By September 25th, all Australians will have received their same sex marriage postal survey. We can all agree that the two weeks since they started rolling out have been a wild ride.
Follow us on a journey through what Prime Minister Malcom Turnbull declared would be “a respectful discussion on this issue.”
Tony Abbott’s alleged “head-butt”
Here seems like a good place to start as it
seems like bullshit raises some questions. Australia’s former Prime Minister and avid “no” campaigner claims he was assaulted by a yes supporter. He says a man wearing a “vote yes” badge approached him for hand shake before head-butting him and running away.
Mr Abbott, who was mutinied by his own party, is now using the incident to condemn vote yes supporters and the “brave new world of same-sex marriage.” He continued to claim that the yes supporters are responsible for the campaigns ugliness.
Violence is abhorrent, and there is no justification for assault.
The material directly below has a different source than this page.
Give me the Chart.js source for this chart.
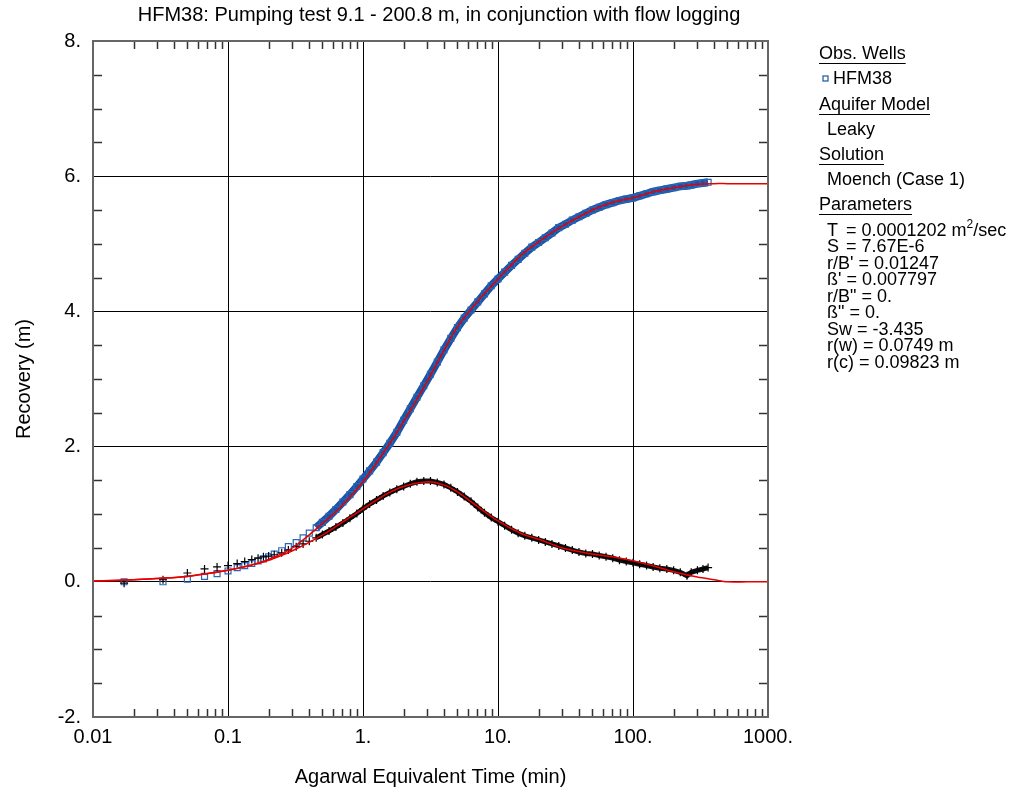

However, the story seems a little muddy. Tasmanian Police say the media alerted them of the attack, not an official report. Witnesses of the incident say there was no mention of same sex marriage before or after it supposedly occurred. Nor has Mr Abbott sustained any marks from the incident. Eventually, a 38 year old man was charged for the assault, but confirmed that it was indeed not related to same sex message with this quite frankly glorious quote.
“It was nothing to do with the ‘yes’ campaign. [It] was just a lifelong ambition to headbutt a fascist, because I’m a skinhead that likes ska music and hates fascism. He’s an evil c—, I’m an anarchist and I believe in human rights.”
It seems Mr Abbott has forgotten one consideration, that someone would want to head butt him for any reasons other than his feelings on same sex marriage. Like this guy:
It is almost certain that QANTAS CEO Alan Joyce, or Kevin Rudd’s godson Sean, or the thousands of people who have experienced violence because of their sexual identity, would disagree that they are responsible for this campaign’s ugliness.
Insecure Survey Forms
The idea to make this vote postal has not come without problems. Piles of dumped forms have been found around Melbourne. Anyone with a flashlight can view the contents inside the envelope revealing confidential votes. A Northern Territory woman reportedly marked multiple forms with no votes before they could be delivered to the correct recipients. A vote was even found for sale on eBay for $1500.
The list goes on. There are many reasons that Australia utilises a mandatory polling booth voting system that can ensures confidential, secure votes. A rorted vote on how consenting adults can structure their relationships would be devastating, and worth much more than $1500.
Awkwardly placed Ads
The placement of advertising for votes in either direction have caused both problems and giggles. A Launceston pizza shop reacted to a no campaign ad placed on their building by incorporating another major political issue, pineapple on pizza.
It also begs the question of the rights of business owners who have advertising spaces attached and what goes on them.
A Tasmanian pub owner has come out in support of free speech after a no campaign billboard appeared above the establishment. This is despite her support of same sex marriage.
AFL House Silenced
Melbourne Police are currently investigating if a hoax bomb threat at the AFL was linked to their recent support of same sex marriage. Only the day before the threat had AFL house replaced their outdoor logo to a large YES sign.
It was a brave move in a sporting culture that has a long history of homophobia. For many it would have been a symbol of change for both fans and those inside the AFL. In just 24 hours a threat of extreme violence and many complaints saw the AFL take down the sign.
This situation echoes the harassment faced by the queer community in an attempt to silence them. Am I still meant to be concerned about the right to free speech for no voters?
Cory Bernadi Does It In a Dress
Let’s round this up with the most satisfying turn to come from one of these debacles. A school in South Australia set the humble yet noble goal of raising $900 to educate girls in Africa. It encouraged students to wear a dress for the day with a gold coin donation in order to raise funds.
Corey Bernadi, unable to stay quite on issues that don’t impact him, was vexed. He tweeted his frustrations, labelling the charity event absurd “gender morphing.” It’s hard to say what he wanted to happen with the tweet but it wasn’t likely for the fundraiser would raise over 200 times it’s goal.
Not only did Bernadi’s tweet get people to rally around the school and help raise over $200,000 for an extremely worthy cause, it feels hopeful. From an uninformed and unnecessary action, people rallied to do some good.
The same can be done for the rest of this campaign, no matter what the result. We can all rally together in the name of love.